Robert Yagelski

Robert Yagelski

Dorothy G. Griffin Professor of English Education
Department of Educational Theory & Practice
School of Education

Contact

Catskill 206
Education

PhD, The Ohio State University

Robert Yagelski
About

Robert P. Yagelski directs the Program in Writing and Critical Inquiry, which was established in 2013 as part of UAlbany's new General Education program. He is also Dorothy G. Griffin Professor of English Education in the Department of Educational Theory and Practice and an affiliated faculty member of the Department of English. In addition to teaching UUNI 110 (Seminar in Writing and Critical Inquiry), he teaches in the doctoral program in curriculum and instruction and the graduate program in secondary teacher certification and works with students in the doctoral program in English. He has taught courses in writing, composition theory and pedagogy, critical pedagogy, qualitative research methods, and the history of rhetoric. He has also served as associate dean for academic affairs of the School of Education.

Professor Yagelski served as director of the Capital District Writing Project, a site of the National Writing Project, from 2003 to 2017. Through CDWP he has worked extensively with K-12 teachers to help improve writing instruction at all levels of schooling. Previously, he directed the Writing Center at UAlbany, co-directed the English Education program at Purdue University, and chaired the English Department at Vermont Academy, an independent high school.

Professor Yagelski's recent research focuses on understanding the ontological dimensions of writing and the transformative capacity of writing. He has also studied formal error in the writing of adolescent students and the analytical strategies college students employ in their writing. Previously, he explored literacy as a social activity and writing as a technology and examined revision in student writing.

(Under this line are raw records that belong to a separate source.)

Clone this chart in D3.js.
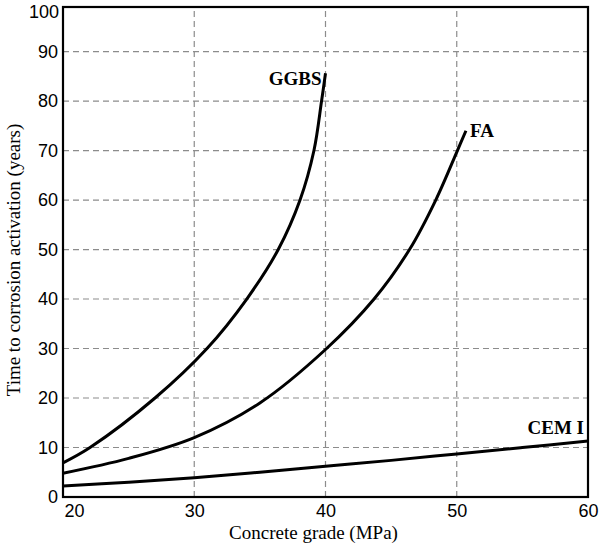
<!DOCTYPE html>
<html>
<head>
<meta charset="utf-8">
<script src="https://cdn.jsdelivr.net/npm/d3@7"></script>
<style>
  body { margin: 0; background: #fff; }
  svg { display: block; font-family: "Liberation Serif", "Times New Roman", serif; }
  .grid line { stroke: #8c8c8c; stroke-width: 1.2; stroke-dasharray: 6 4; }
  .axis text { font-size: 18px; fill: #000; }
  .axis path, .axis line { display: none; }
</style>
</head>
<body>
<svg id="chart"></svg>
<script>
// x values (concrete grade, MPa) and time to corrosion activation (years)
const cemX = [20, 25, 30, 35, 40, 45, 50, 55, 60];
const cemY = [2.2, 3.0, 3.9, 5.0, 6.2, 7.4, 8.7, 10.0, 11.3];

const faX = [20, 25, 30, 35, 40, 43.7, 46.4, 48.4, 50.05, 50.7];
const faY = [4.8, 7.8, 12, 19, 29.8, 40, 50, 60, 70, 74];

const ggbsX = [20, 22.06, 27.01, 30.97, 34.0, 36.4, 38.06, 39.12, 39.7, 40];
const ggbsY = [6.9, 10, 20, 30, 40, 50, 60, 70, 80, 85.6];

const xTicks = [20, 30, 40, 50, 60];
const yTicks = [0, 10, 20, 30, 40, 50, 60, 70, 80, 90];
const xGrid = [30, 40, 50];
const yGrid = [10, 20, 30, 40, 50, 60, 70, 80, 90];

const width = 601, height = 544;
const margin = {left: 63, right: 13, top: 7, bottom: 47};

const svg = d3.select('#chart')
    .attr('width', width)
    .attr('height', height);

const x = d3.scaleLinear()
    .domain([20, 60])
    .range([margin.left, width - margin.right]);

const y = d3.scaleLinear()
    .domain([0, 99])
    .range([height - margin.bottom, margin.top]);

// grid
const grid = svg.append('g').attr('class', 'grid');
grid.selectAll('.gx').data(xGrid).enter().append('line')
    .attr('x1', d => x(d)).attr('x2', d => x(d))
    .attr('y1', y(0)).attr('y2', margin.top);
grid.selectAll('.gy').data(yGrid).enter().append('line')
    .attr('x1', x(20)).attr('x2', x(60))
    .attr('y1', d => y(d)).attr('y2', d => y(d));

// axes (labels only, the frame is drawn below)
const xAxis = svg.append('g')
    .attr('class', 'axis')
    .attr('transform', `translate(0, ${y(0)})`)
    .call(d3.axisBottom(x).tickValues(xTicks).tickSize(0).tickPadding(6));
xAxis.selectAll('.tick text')
    .attr('dy', '0.75em')
    .filter(d => d === 20)
    .attr('text-anchor', 'start')
    .attr('dx', 1);

const yAxis = svg.append('g')
    .attr('class', 'axis')
    .attr('transform', `translate(${x(20)}, 0)`)
    .call(d3.axisLeft(y).tickValues(yTicks).tickSize(0).tickPadding(5));

// top label sits on the frame
yAxis.append('text')
    .attr('x', -4)
    .attr('y', margin.top + 5)
    .attr('dy', '0.32em')
    .attr('text-anchor', 'end')
    .text('100');

// frame
svg.append('rect')
    .attr('x', x(20)).attr('y', margin.top)
    .attr('width', x(60) - x(20))
    .attr('height', y(0) - margin.top)
    .attr('fill', 'none')
    .attr('stroke', '#000')
    .attr('stroke-width', 2.2);

// curves
const line = d3.line()
    .x(d => x(d[0]))
    .y(d => y(d[1]))
    .curve(d3.curveCatmullRom.alpha(0.5));

const series = [
    {name: 'CEM I', xs: cemX, ys: cemY},
    {name: 'FA', xs: faX, ys: faY},
    {name: 'GGBS', xs: ggbsX, ys: ggbsY}
];

svg.append('g')
    .selectAll('path')
    .data(series)
    .enter()
    .append('path')
    .attr('d', s => line(s.xs.map((v, i) => [v, s.ys[i]])))
    .attr('fill', 'none')
    .attr('stroke', '#000')
    .attr('stroke-width', 3);

// series labels
const labelStyle = sel => sel
    .attr('font-size', 19)
    .attr('font-weight', 'bold')
    .attr('fill', '#000');

const lastOf = s => [s.xs[s.xs.length - 1], s.ys[s.ys.length - 1]];

const ggbsEnd = lastOf(series[2]);
svg.append('text').call(labelStyle)
    .attr('x', x(ggbsEnd[0]) - 4)
    .attr('y', y(ggbsEnd[1]) + 12)
    .attr('text-anchor', 'end')
    .text('GGBS');

const faEnd = lastOf(series[1]);
svg.append('text').call(labelStyle)
    .attr('x', x(faEnd[0]) + 4)
    .attr('y', y(faEnd[1]) + 6)
    .text('FA');

const cemEnd = lastOf(series[0]);
svg.append('text').call(labelStyle)
    .attr('x', x(cemEnd[0]) - 4)
    .attr('y', y(cemEnd[1]) - 7)
    .attr('text-anchor', 'end')
    .text('CEM I');

// axis titles
svg.append('text')
    .attr('x', (x(20) + x(60)) / 2 - 12)
    .attr('y', height - 5)
    .attr('text-anchor', 'middle')
    .attr('font-size', 19)
    .text('Concrete grade (MPa)');

svg.append('text')
    .attr('transform', `translate(20, ${(y(0) + margin.top) / 2 + 8}) rotate(-90)`)
    .attr('text-anchor', 'middle')
    .attr('font-size', 19)
    .text('Time to corrosion activation (years)');
</script>
</body>
</html>
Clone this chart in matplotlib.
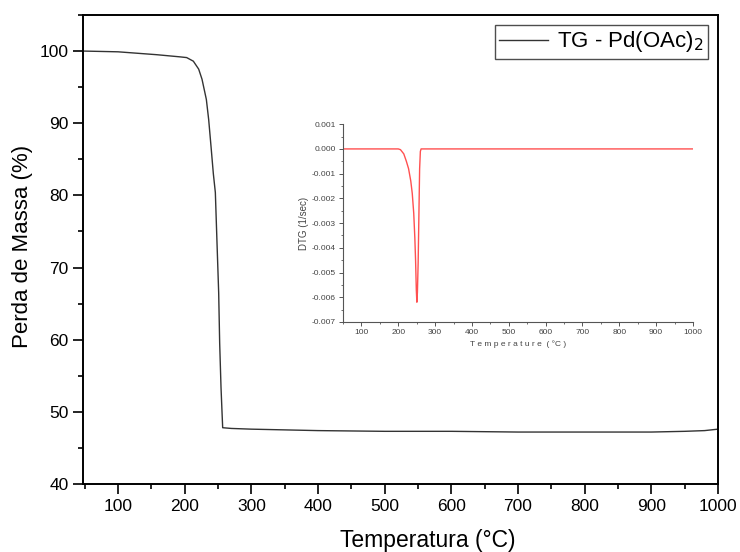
import numpy as np
import matplotlib
matplotlib.use('Agg')
import matplotlib.pyplot as plt
from matplotlib.ticker import MultipleLocator, FormatStrFormatter

plt.rcParams['font.family'] = ['Liberation Sans', 'DejaVu Sans']

# TG curve (main plot)
tg_temp = [50, 100, 158, 193, 203, 213, 221, 226, 232.5, 236, 239.5, 243, 246, 248.5,
           251, 252.5, 254.5, 256, 257, 270, 300, 400, 500, 600, 700, 800, 900, 950,
           980, 1000]
tg_mass = [100.0, 99.9, 99.5, 99.2, 99.1, 98.6, 97.5, 96.1, 93.3, 90.5, 86.8, 83.0, 80.4,
           73.4, 66.5, 59.5, 53.4, 50.0, 47.8, 47.7, 47.6, 47.4, 47.3, 47.3, 47.2, 47.2,
           47.2, 47.3, 47.4, 47.6]

# DTG curve (inset)
dtg_temp = [50, 100, 150, 200, 206, 215, 222, 228, 234, 238, 242, 245, 247, 249, 250.5,
            252, 254, 256, 258, 260, 262, 300, 400, 500, 600, 700, 800, 900, 1000]
dtg_val = [0.0, 0.0, 0.0, 0.0, -0.00003, -0.0002, -0.0005, -0.0008, -0.0013, -0.0018,
           -0.0026, -0.0036, -0.0045, -0.0057, -0.0062, -0.0058, -0.0046, -0.0027,
           -0.0008, -0.0001, 0.0, 0.0, 0.0, 0.0, 0.0, 0.0, 0.0, 0.0, 0.0]

fig = plt.figure(figsize=(7.4, 5.52), dpi=100)
ax = fig.add_axes([0.1122, 0.1232, 0.858, 0.8496])

ax.plot(tg_temp, tg_mass, color='#333333', lw=1.0, label='TG - Pd(OAc)$_2$')
ax.set_xlim(47.5, 1000)
ax.set_ylim(40, 105)
ax.xaxis.set_major_locator(MultipleLocator(100))
ax.xaxis.set_minor_locator(MultipleLocator(50))
ax.yaxis.set_minor_locator(MultipleLocator(5))
ax.set_yticks(range(40, 101, 10))
ax.tick_params(which='major', direction='out', length=7, width=1.2, labelsize=12.5)
ax.tick_params(which='minor', direction='out', length=3.5, width=1.2)
for s in ax.spines.values():
    s.set_linewidth(1.4)
ax.set_xlabel('Temperatura (°C)', fontsize=16.5)
ax.set_ylabel('Perda de Massa (%)', fontsize=16)
ax.xaxis.set_label_coords(0.543, -0.096)
ax.yaxis.set_label_coords(-0.079, 0.5075)

leg = ax.legend(loc='upper right', fontsize=16, frameon=True, fancybox=False,
                handlelength=2.2, handletextpad=0.4, borderaxespad=0.45,
                borderpad=0.2)
leg.get_frame().set_edgecolor('#222222')
leg.get_frame().set_linewidth(1.0)

# inset with DTG
ins = fig.add_axes([0.4635, 0.4167, 0.473, 0.3583])
ins.plot(dtg_temp, dtg_val, color='#ff5050', lw=1.0)
ins.set_xlim(50, 1000)
ins.set_ylim(-0.007, 0.001)
ins.spines['top'].set_visible(False)
ins.spines['right'].set_visible(False)
for s in ['left', 'bottom']:
    ins.spines[s].set_color('#555555')
    ins.spines[s].set_linewidth(0.8)
ins.xaxis.set_minor_locator(MultipleLocator(50))
ins.yaxis.set_major_locator(MultipleLocator(0.001))
ins.yaxis.set_minor_locator(MultipleLocator(0.0005))
ins.yaxis.set_major_formatter(FormatStrFormatter('%.3f'))
ins.set_xticks(range(100, 1001, 100))
ins.tick_params(which='major', direction='out', length=3, width=0.7, labelsize=6,
                colors='#555555', labelcolor='#444444', pad=2)
ins.tick_params(which='minor', direction='out', length=1.5, width=0.6, colors='#555555')
ins.set_xlabel('T e m p e r a t u r e  ( °C )', fontsize=6, color='#444444', labelpad=3)
ins.set_ylabel('DTG (1/sec)', fontsize=7, color='#444444', labelpad=2)

fig.savefig('out.png', dpi=100)
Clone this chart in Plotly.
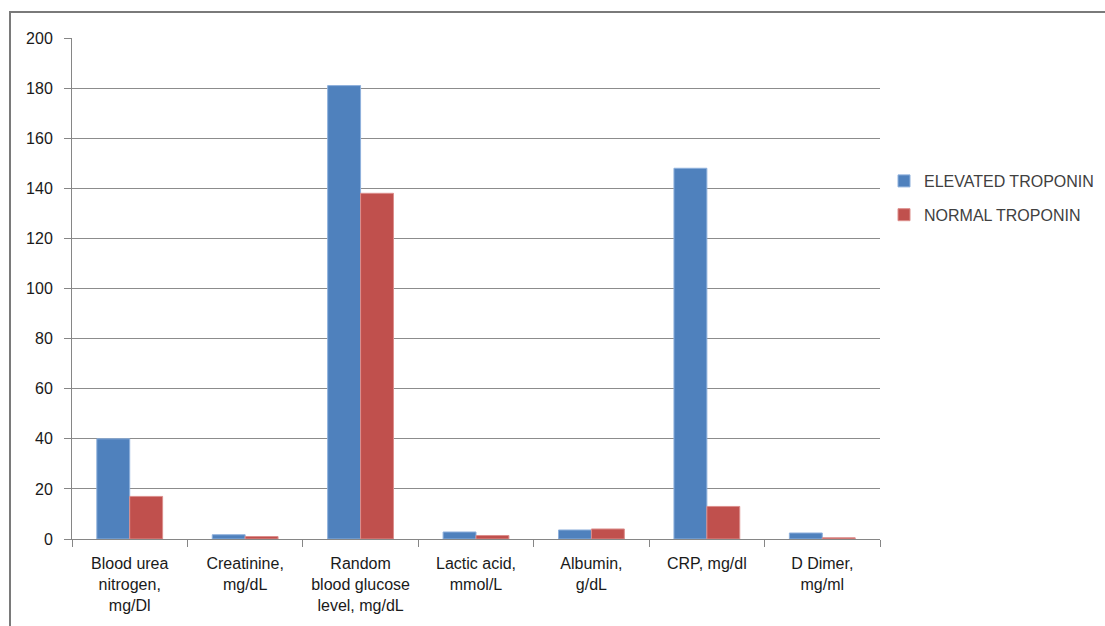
import plotly.graph_objects as go

categories = [
    "Blood urea<br>nitrogen,<br>mg/Dl",
    "Creatinine,<br>mg/dL",
    "Random<br>blood glucose<br>level, mg/dL",
    "Lactic acid,<br>mmol/L",
    "Albumin,<br>g/dL",
    "CRP, mg/dl",
    "D Dimer,<br>mg/ml",
]
elevated = [40, 1.7, 181, 2.8, 3.6, 148, 2.4]
normal = [17, 1.0, 138, 1.4, 4.0, 13, 0.5]
y_ticks = [0, 20, 40, 60, 80, 100, 120, 140, 160, 180, 200]

W, H = 1105, 626
L, R, T, B = 72, 225, 38, 87
pw, ph = W - L - R, H - T - B

fig = go.Figure()
fig.add_trace(go.Bar(
    x=categories, y=elevated, name="ELEVATED TROPONIN",
    marker=dict(color="#4F81BD", line=dict(color="#8EB0DC", width=1)),
    legendgroup="a",
))
fig.add_trace(go.Bar(
    x=categories, y=normal, name="NORMAL TROPONIN",
    marker=dict(color="#C0504D", line=dict(color="#DC8E8C", width=1)),
    legendgroup="b",
))

font = dict(family="Liberation Sans, Arial, sans-serif", size=16, color="#1a1a1a")

fig.update_layout(
    width=W, height=H,
    margin=dict(l=L, r=R, t=T, b=B, pad=0, autoexpand=False),
    paper_bgcolor="white", plot_bgcolor="white",
    barmode="group", bargap=0.43, bargroupgap=0,
    font=font,
    showlegend=True,
    legend=dict(
        x=(884 - L) / pw, y=(539 - 164) / ph, xanchor="left", yanchor="top",
        font=dict(family="Liberation Sans, Arial, sans-serif", size=16, color="#404040"),
        traceorder="grouped", tracegroupgap=10, itemwidth=30,
        bgcolor="rgba(0,0,0,0)",
    ),
    xaxis=dict(
        showgrid=False, showline=True, linecolor="#868686", linewidth=1,
        ticks="outside", ticklen=7, tickcolor="#868686",
        tickson="boundaries", tickfont=font, ticklabelstandoff=10,
    ),
    yaxis=dict(
        range=[0, 200], tickvals=y_ticks,
        showgrid=True, gridcolor="#8c8c8c", gridwidth=1,
        showline=True, linecolor="#868686", linewidth=1,
        ticks="outside", ticklen=7, tickcolor="#868686",
        tickfont=font, zeroline=False, ticklabelstandoff=8,
    ),
    shapes=[dict(
        type="rect", xref="paper", yref="paper",
        x0=(10 - L) / pw, x1=(W + 20 - L) / pw,
        y0=-(B + 20) / ph, y1=(539 - 12) / ph,
        line=dict(color="#7a7a7a", width=2), fillcolor="rgba(0,0,0,0)",
        layer="below",
    )],
)

fig.write_html("out.html")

Professor Yagelski is the author of Writing as a Way of Being: Writing Instruction, Nonduality, and the Crisis of Sustainability (Hampton Press, 2011), Literacy Matters: Writing and Reading the Social Self (Teachers College Press, 2000), and numerous articles and essays about teaching writing that have appeared in College Composition and Communication, Research in the Teaching of English, English Education, the Journal of Teaching Writing, and Radical Teacher, among others. He is also author of several writing textbooks, including Writing: Ten Core Concepts, 2nd edition (Cengage, 2018), Reading Our World, 2nd edition (Wadsworth/Cengage, 2009) and (with Robert K. Miller) The Informed Argument, 8th edition (Wadsworth, 2011). He is co-editor (with Scott Leonard) of The Relevance of English: Teaching That Matters in Students' Lives (NCTE, 2002) and author of The Day the Lifting Bridge Stuck (Bradbury Press, 1992), a children's book. He earned his Ph.D. in Rhetoric and Composition from the Ohio State University.